What needs to be done
Will you output all of the data below exactly, omitting the images?

Data section
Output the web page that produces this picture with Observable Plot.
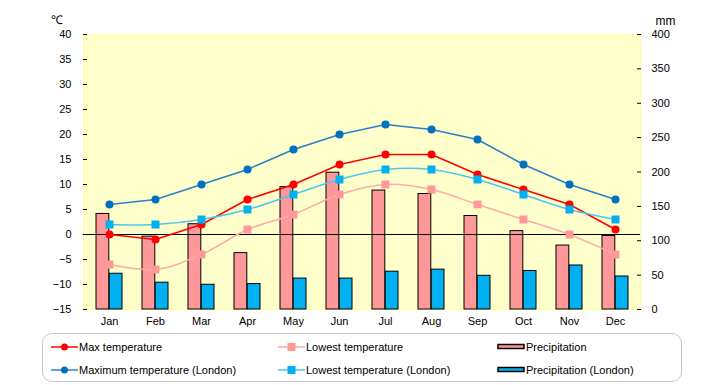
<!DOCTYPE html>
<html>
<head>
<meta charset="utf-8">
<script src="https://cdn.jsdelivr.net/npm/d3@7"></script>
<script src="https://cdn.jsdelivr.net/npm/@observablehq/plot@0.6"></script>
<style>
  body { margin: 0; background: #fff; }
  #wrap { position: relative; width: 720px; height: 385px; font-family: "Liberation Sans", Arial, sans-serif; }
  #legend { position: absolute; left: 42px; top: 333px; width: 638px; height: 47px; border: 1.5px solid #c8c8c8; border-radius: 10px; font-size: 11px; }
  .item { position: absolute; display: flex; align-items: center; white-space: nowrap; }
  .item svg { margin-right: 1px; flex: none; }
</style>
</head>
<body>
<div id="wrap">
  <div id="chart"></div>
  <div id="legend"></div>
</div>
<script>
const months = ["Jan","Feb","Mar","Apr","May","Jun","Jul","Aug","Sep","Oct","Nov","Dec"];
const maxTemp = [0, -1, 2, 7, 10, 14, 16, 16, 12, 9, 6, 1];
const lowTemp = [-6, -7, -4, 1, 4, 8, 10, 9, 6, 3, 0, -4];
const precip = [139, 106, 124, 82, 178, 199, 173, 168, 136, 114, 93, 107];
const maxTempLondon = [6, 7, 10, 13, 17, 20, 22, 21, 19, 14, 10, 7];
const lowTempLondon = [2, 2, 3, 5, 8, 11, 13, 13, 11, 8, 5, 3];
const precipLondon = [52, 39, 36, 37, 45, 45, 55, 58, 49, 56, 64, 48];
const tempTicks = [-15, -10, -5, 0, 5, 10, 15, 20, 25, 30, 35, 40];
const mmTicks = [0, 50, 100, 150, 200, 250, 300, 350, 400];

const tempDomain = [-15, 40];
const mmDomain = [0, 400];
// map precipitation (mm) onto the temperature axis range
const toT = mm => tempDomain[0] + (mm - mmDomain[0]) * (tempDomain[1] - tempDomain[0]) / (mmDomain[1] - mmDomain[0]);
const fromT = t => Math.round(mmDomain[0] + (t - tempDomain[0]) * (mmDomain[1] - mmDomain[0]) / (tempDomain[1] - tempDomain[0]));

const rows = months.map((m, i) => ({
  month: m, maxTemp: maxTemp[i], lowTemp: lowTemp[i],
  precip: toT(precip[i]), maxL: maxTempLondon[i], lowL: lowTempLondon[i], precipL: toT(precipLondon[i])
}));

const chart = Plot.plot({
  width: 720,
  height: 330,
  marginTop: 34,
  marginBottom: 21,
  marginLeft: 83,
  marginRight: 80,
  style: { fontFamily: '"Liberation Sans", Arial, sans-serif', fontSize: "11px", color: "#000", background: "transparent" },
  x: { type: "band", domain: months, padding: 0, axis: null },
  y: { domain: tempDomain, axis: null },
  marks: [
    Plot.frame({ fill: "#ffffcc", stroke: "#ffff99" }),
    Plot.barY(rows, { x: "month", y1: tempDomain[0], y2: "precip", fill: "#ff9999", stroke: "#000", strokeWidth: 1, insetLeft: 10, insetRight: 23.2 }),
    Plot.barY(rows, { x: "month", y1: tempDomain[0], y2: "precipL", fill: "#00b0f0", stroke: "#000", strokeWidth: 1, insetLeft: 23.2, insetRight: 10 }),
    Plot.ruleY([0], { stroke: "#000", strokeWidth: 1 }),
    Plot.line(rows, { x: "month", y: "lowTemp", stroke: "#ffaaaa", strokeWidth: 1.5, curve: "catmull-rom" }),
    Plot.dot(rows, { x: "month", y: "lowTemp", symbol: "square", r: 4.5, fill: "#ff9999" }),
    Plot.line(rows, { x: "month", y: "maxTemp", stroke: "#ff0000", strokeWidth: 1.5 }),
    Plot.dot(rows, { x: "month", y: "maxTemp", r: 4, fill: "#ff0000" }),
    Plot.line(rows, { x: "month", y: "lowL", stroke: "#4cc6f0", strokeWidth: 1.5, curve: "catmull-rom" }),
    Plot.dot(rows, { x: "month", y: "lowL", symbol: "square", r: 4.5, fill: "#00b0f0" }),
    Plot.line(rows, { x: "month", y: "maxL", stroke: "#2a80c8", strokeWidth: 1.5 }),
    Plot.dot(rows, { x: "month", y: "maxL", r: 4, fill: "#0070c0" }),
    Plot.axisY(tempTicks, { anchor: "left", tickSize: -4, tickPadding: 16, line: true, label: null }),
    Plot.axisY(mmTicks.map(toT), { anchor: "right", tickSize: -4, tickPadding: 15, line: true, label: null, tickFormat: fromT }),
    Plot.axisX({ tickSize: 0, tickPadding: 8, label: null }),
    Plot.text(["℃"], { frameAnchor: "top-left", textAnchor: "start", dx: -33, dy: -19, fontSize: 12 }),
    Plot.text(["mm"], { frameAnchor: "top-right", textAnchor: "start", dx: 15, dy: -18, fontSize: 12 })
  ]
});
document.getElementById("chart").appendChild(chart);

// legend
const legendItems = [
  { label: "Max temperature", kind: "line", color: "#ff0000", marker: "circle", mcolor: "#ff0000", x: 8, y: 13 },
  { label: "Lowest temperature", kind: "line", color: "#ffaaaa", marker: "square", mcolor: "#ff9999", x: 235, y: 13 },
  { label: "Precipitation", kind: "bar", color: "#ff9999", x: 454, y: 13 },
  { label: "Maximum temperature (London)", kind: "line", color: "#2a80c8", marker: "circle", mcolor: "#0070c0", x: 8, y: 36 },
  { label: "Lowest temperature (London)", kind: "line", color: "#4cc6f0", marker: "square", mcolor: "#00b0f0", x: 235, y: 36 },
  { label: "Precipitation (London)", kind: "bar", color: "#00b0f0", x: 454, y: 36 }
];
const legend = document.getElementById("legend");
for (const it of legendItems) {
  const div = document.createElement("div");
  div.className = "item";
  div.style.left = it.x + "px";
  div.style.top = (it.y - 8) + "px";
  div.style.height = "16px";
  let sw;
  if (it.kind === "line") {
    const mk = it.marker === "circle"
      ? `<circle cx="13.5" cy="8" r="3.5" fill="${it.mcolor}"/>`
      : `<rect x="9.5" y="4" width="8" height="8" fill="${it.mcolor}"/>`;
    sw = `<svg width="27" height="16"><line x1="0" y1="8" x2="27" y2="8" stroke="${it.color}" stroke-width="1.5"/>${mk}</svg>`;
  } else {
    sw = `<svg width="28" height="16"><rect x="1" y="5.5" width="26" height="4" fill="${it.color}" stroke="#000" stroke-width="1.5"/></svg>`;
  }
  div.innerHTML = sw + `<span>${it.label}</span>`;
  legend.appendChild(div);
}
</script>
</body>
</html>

Result of this task
Output the web page that produces this picture with Observable Plot.
<!DOCTYPE html>
<html>
<head>
<meta charset="utf-8">
<script src="https://cdn.jsdelivr.net/npm/d3@7"></script>
<script src="https://cdn.jsdelivr.net/npm/@observablehq/plot@0.6"></script>
<style>
  body { margin: 0; background: #fff; }
  #wrap { position: relative; width: 720px; height: 385px; font-family: "Liberation Sans", Arial, sans-serif; }
  #legend { position: absolute; left: 42px; top: 333px; width: 638px; height: 47px; border: 1.5px solid #c8c8c8; border-radius: 10px; font-size: 11px; }
  .item { position: absolute; display: flex; align-items: center; white-space: nowrap; }
  .item svg { margin-right: 1px; flex: none; }
</style>
</head>
<body>
<div id="wrap">
  <div id="chart"></div>
  <div id="legend"></div>
</div>
<script>
const months = ["Jan","Feb","Mar","Apr","May","Jun","Jul","Aug","Sep","Oct","Nov","Dec"];
const maxTemp = [0, -1, 2, 7, 10, 14, 16, 16, 12, 9, 6, 1];
const lowTemp = [-6, -7, -4, 1, 4, 8, 10, 9, 6, 3, 0, -4];
const precip = [139, 106, 124, 82, 178, 199, 173, 168, 136, 114, 93, 107];
const maxTempLondon = [6, 7, 10, 13, 17, 20, 22, 21, 19, 14, 10, 7];
const lowTempLondon = [2, 2, 3, 5, 8, 11, 13, 13, 11, 8, 5, 3];
const precipLondon = [52, 39, 36, 37, 45, 45, 55, 58, 49, 56, 64, 48];
const tempTicks = [-15, -10, -5, 0, 5, 10, 15, 20, 25, 30, 35, 40];
const mmTicks = [0, 50, 100, 150, 200, 250, 300, 350, 400];

const tempDomain = [-15, 40];
const mmDomain = [0, 400];
// map precipitation (mm) onto the temperature axis range
const toT = mm => tempDomain[0] + (mm - mmDomain[0]) * (tempDomain[1] - tempDomain[0]) / (mmDomain[1] - mmDomain[0]);
const fromT = t => Math.round(mmDomain[0] + (t - tempDomain[0]) * (mmDomain[1] - mmDomain[0]) / (tempDomain[1] - tempDomain[0]));

const rows = months.map((m, i) => ({
  month: m, maxTemp: maxTemp[i], lowTemp: lowTemp[i],
  precip: toT(precip[i]), maxL: maxTempLondon[i], lowL: lowTempLondon[i], precipL: toT(precipLondon[i])
}));

const chart = Plot.plot({
  width: 720,
  height: 330,
  marginTop: 34,
  marginBottom: 21,
  marginLeft: 83,
  marginRight: 80,
  style: { fontFamily: '"Liberation Sans", Arial, sans-serif', fontSize: "11px", color: "#000", background: "transparent" },
  x: { type: "band", domain: months, padding: 0, axis: null },
  y: { domain: tempDomain, axis: null },
  marks: [
    Plot.frame({ fill: "#ffffcc", stroke: "#ffff99" }),
    Plot.barY(rows, { x: "month", y1: tempDomain[0], y2: "precip", fill: "#ff9999", stroke: "#000", strokeWidth: 1, insetLeft: 10, insetRight: 23.2 }),
    Plot.barY(rows, { x: "month", y1: tempDomain[0], y2: "precipL", fill: "#00b0f0", stroke: "#000", strokeWidth: 1, insetLeft: 23.2, insetRight: 10 }),
    Plot.ruleY([0], { stroke: "#000", strokeWidth: 1 }),
    Plot.line(rows, { x: "month", y: "lowTemp", stroke: "#ffaaaa", strokeWidth: 1.5, curve: "catmull-rom" }),
    Plot.dot(rows, { x: "month", y: "lowTemp", symbol: "square", r: 4.5, fill: "#ff9999" }),
    Plot.line(rows, { x: "month", y: "maxTemp", stroke: "#ff0000", strokeWidth: 1.5 }),
    Plot.dot(rows, { x: "month", y: "maxTemp", r: 4, fill: "#ff0000" }),
    Plot.line(rows, { x: "month", y: "lowL", stroke: "#4cc6f0", strokeWidth: 1.5, curve: "catmull-rom" }),
    Plot.dot(rows, { x: "month", y: "lowL", symbol: "square", r: 4.5, fill: "#00b0f0" }),
    Plot.line(rows, { x: "month", y: "maxL", stroke: "#2a80c8", strokeWidth: 1.5 }),
    Plot.dot(rows, { x: "month", y: "maxL", r: 4, fill: "#0070c0" }),
    Plot.axisY(tempTicks, { anchor: "left", tickSize: -4, tickPadding: 16, line: true, label: null }),
    Plot.axisY(mmTicks.map(toT), { anchor: "right", tickSize: -4, tickPadding: 15, line: true, label: null, tickFormat: fromT }),
    Plot.axisX({ tickSize: 0, tickPadding: 8, label: null }),
    Plot.text(["℃"], { frameAnchor: "top-left", textAnchor: "start", dx: -33, dy: -19, fontSize: 12 }),
    Plot.text(["mm"], { frameAnchor: "top-right", textAnchor: "start", dx: 15, dy: -18, fontSize: 12 })
  ]
});
document.getElementById("chart").appendChild(chart);

// legend
const legendItems = [
  { label: "Max temperature", kind: "line", color: "#ff0000", marker: "circle", mcolor: "#ff0000", x: 8, y: 13 },
  { label: "Lowest temperature", kind: "line", color: "#ffaaaa", marker: "square", mcolor: "#ff9999", x: 235, y: 13 },
  { label: "Precipitation", kind: "bar", color: "#ff9999", x: 454, y: 13 },
  { label: "Maximum temperature (London)", kind: "line", color: "#2a80c8", marker: "circle", mcolor: "#0070c0", x: 8, y: 36 },
  { label: "Lowest temperature (London)", kind: "line", color: "#4cc6f0", marker: "square", mcolor: "#00b0f0", x: 235, y: 36 },
  { label: "Precipitation (London)", kind: "bar", color: "#00b0f0", x: 454, y: 36 }
];
const legend = document.getElementById("legend");
for (const it of legendItems) {
  const div = document.createElement("div");
  div.className = "item";
  div.style.left = it.x + "px";
  div.style.top = (it.y - 8) + "px";
  div.style.height = "16px";
  let sw;
  if (it.kind === "line") {
    const mk = it.marker === "circle"
      ? `<circle cx="13.5" cy="8" r="3.5" fill="${it.mcolor}"/>`
      : `<rect x="9.5" y="4" width="8" height="8" fill="${it.mcolor}"/>`;
    sw = `<svg width="27" height="16"><line x1="0" y1="8" x2="27" y2="8" stroke="${it.color}" stroke-width="1.5"/>${mk}</svg>`;
  } else {
    sw = `<svg width="28" height="16"><rect x="1" y="5.5" width="26" height="4" fill="${it.color}" stroke="#000" stroke-width="1.5"/></svg>`;
  }
  div.innerHTML = sw + `<span>${it.label}</span>`;
  legend.appendChild(div);
}
</script>
</body>
</html>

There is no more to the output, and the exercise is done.